As I listened to Texas Congressman Lloyd Doggett speak at the Kerr Community Center in the rural town of Bastrop, Texas last Saturday, I studied the aged, concerned faces of the congregation. They were old Democrats -- they cross their legs, and put an arm around their wives and dab at sweat from their foreheads. They wear hopeful t-shirts ("Together We Can," the battlecry of the Bastrop County Democratic Party) and drink iced tea. A woman pushed pens with fake flowers glued to the top, collecting names for her sign-in sheet. We are, I thought, like manatees.
Pushing at the front door were the sharks. Angry, vociferous and often literally snarling, they brought signs which the police quickly told them they couldn't bring in -- it was a private building and the owner's rules. Posterboard screaming "OBAMACARE: EUTHANIZE OLD PEOPLE" was shoved through the doorway before the cop quickly threw it out. If it was a message for our president or a judgment on his policy, I couldn't quite tell. The sharks were allowed in, as long as they didn't bring signs.

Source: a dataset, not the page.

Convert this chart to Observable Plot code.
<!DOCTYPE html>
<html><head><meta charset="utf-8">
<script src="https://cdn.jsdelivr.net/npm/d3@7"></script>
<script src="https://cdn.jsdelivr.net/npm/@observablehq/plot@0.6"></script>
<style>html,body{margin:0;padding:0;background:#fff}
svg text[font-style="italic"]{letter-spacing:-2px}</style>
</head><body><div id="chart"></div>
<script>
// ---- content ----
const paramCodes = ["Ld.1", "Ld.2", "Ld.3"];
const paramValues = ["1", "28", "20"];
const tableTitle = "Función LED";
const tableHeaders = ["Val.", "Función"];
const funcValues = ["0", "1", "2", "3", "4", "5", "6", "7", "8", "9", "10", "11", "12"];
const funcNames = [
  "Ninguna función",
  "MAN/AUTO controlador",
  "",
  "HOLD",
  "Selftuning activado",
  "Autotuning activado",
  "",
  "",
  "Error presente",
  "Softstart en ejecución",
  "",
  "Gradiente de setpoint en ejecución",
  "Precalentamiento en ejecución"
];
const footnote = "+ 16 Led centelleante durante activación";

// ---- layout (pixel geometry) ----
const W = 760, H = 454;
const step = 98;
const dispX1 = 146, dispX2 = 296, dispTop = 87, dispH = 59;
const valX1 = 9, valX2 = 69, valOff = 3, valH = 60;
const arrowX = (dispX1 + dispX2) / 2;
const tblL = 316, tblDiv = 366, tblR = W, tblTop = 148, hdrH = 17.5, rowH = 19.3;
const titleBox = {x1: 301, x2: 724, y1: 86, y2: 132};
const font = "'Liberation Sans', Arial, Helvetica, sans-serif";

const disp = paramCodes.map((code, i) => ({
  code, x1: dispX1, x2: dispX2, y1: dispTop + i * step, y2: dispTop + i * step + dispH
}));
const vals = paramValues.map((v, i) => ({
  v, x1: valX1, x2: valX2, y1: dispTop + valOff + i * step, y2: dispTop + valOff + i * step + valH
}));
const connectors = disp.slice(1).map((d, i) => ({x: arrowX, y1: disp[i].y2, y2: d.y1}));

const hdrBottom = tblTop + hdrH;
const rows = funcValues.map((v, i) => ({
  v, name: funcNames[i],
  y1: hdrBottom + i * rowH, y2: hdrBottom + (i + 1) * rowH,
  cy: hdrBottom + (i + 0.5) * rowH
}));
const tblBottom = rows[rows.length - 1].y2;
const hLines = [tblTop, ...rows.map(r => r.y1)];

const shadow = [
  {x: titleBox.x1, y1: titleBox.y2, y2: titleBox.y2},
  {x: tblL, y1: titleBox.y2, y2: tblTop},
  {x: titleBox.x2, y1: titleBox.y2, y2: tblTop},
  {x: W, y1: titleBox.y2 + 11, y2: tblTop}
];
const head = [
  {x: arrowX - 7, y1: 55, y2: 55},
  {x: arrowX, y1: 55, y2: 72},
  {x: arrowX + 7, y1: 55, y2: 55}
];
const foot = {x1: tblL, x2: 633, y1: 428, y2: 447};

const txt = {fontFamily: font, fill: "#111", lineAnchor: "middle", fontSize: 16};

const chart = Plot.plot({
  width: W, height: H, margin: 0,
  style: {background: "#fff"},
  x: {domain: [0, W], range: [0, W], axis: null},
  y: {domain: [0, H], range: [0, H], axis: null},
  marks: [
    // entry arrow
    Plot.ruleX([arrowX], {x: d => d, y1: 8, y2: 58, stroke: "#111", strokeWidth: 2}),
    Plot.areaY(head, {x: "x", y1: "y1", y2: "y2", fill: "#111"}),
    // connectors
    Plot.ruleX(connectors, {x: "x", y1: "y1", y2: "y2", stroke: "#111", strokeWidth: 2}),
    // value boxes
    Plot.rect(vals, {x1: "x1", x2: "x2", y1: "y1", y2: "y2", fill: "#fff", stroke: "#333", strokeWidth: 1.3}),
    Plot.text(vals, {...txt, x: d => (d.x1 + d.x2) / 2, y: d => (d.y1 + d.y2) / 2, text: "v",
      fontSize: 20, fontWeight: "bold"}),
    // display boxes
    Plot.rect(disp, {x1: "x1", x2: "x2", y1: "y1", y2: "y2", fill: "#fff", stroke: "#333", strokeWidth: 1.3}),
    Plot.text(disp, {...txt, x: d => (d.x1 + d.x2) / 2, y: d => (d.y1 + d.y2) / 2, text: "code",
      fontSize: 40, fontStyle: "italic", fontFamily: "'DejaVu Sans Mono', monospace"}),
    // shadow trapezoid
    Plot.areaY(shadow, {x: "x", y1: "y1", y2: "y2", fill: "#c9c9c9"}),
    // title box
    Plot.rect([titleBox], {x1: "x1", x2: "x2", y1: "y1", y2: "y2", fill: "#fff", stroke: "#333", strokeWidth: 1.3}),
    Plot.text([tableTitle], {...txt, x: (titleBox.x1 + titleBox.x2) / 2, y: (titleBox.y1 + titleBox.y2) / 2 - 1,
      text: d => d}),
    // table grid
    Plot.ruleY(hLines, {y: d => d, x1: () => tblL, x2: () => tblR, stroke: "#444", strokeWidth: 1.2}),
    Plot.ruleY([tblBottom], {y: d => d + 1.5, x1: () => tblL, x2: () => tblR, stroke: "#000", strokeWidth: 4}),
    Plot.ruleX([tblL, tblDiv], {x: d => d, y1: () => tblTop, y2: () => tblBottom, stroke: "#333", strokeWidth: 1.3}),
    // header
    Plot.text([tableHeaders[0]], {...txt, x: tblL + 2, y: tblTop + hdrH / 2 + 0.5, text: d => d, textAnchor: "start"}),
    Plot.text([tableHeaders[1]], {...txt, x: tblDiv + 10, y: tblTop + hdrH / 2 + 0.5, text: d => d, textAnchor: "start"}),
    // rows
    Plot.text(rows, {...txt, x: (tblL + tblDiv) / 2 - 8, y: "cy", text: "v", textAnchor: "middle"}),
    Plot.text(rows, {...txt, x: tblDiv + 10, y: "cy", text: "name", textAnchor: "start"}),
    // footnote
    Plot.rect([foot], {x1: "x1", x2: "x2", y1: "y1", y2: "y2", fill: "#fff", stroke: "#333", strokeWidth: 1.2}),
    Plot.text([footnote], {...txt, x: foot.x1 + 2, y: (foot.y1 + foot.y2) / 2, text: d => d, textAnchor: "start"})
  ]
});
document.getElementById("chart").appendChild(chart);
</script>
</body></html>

The door slammed shut.
Doggett had already endured being run off from a South Austin community meeting earlier that day. He looked relieved that the crowd was now under control, with his fingers interlaced and hands crossed over the microphone at times, as if he was saying a prayer that the teabaggers would stay quiet.
None of them did. One laughed -- violently -- whenever Doggett attempted a joke. It was one that bordered on disturbed, forced to the point of painful, and meant only to disrupt. That same man interrupted Doggett so many times that the Congressman addressed him tersely: "If you want to be treated respectably, act respectably, sir!"

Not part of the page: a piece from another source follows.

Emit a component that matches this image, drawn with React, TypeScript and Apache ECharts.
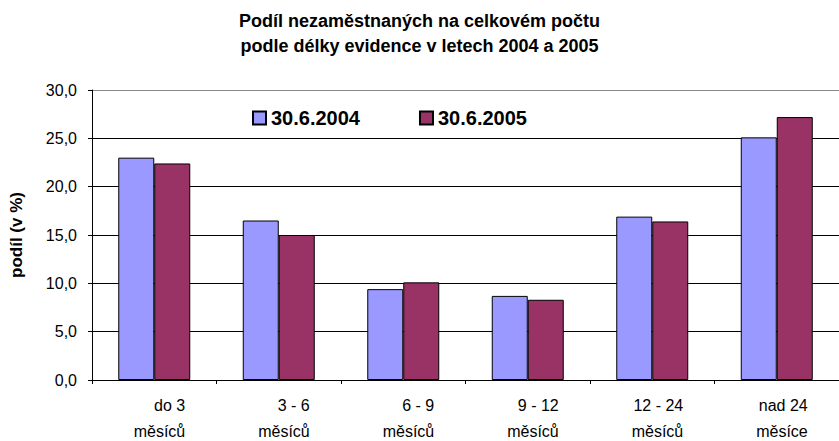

Another woman who had brought her family of four stood in front of me wearing a t-shirt that read this on the back:
Doggett answered questions from the audience on a variety of topics, but most of the conversation was dominated by the health care debate. His talking points typically ended in a downturn, with Doggett conceding that the reform measures could have been better. Doggett seems to want to fight for progressive ideals but he appears too quick to compromise for the sake of bipartisanship. The Texas Congressman appeared much of the time as a caricature of his own sound byte --"progressives demand a third of a loaf and end up with a heel." He even distributed a photocopy of his recent commentary in the Austin American Statesman entitled "How an imperfect bill helps you," a bulleted attempt to rationalize for the bill being "no panacea."
"Gun Control: The theory that a woman found dead in an alley, raped and strangled with her own pantyhose, is somehow morally superior to a woman explaining to police how her attacker got that fatal bullet wound."
Doggett ended his forum with a reminder of a local Bastrop man who, after Doggett last spoke in Bastrop, passed out fliers about "The Austin Strangler." He told the audience that despite the man's anger, "he's a hard worker," and that progressives should start mobilizing for their cause as well. When a Democrat shouted, "We're angry, too," everyone laughed.
Are we angry? We seem all too happy to gnaw on the heel of our bread and read fluffy editorials on how an "imperfect bill" is reform. We trade talk radio for Obama rhetoric, and forgive our anointed politicians for bending to industry giants. We gape at the opposition party's demands, rather than forming our own. We are often like manatees, unwilling or unable to defend ourselves. We stare at the sharks and think "That will never work," and only later wonder why we were wrong. Maybe progressives are in fact angry. What's unclear is when we'll start doing something about it.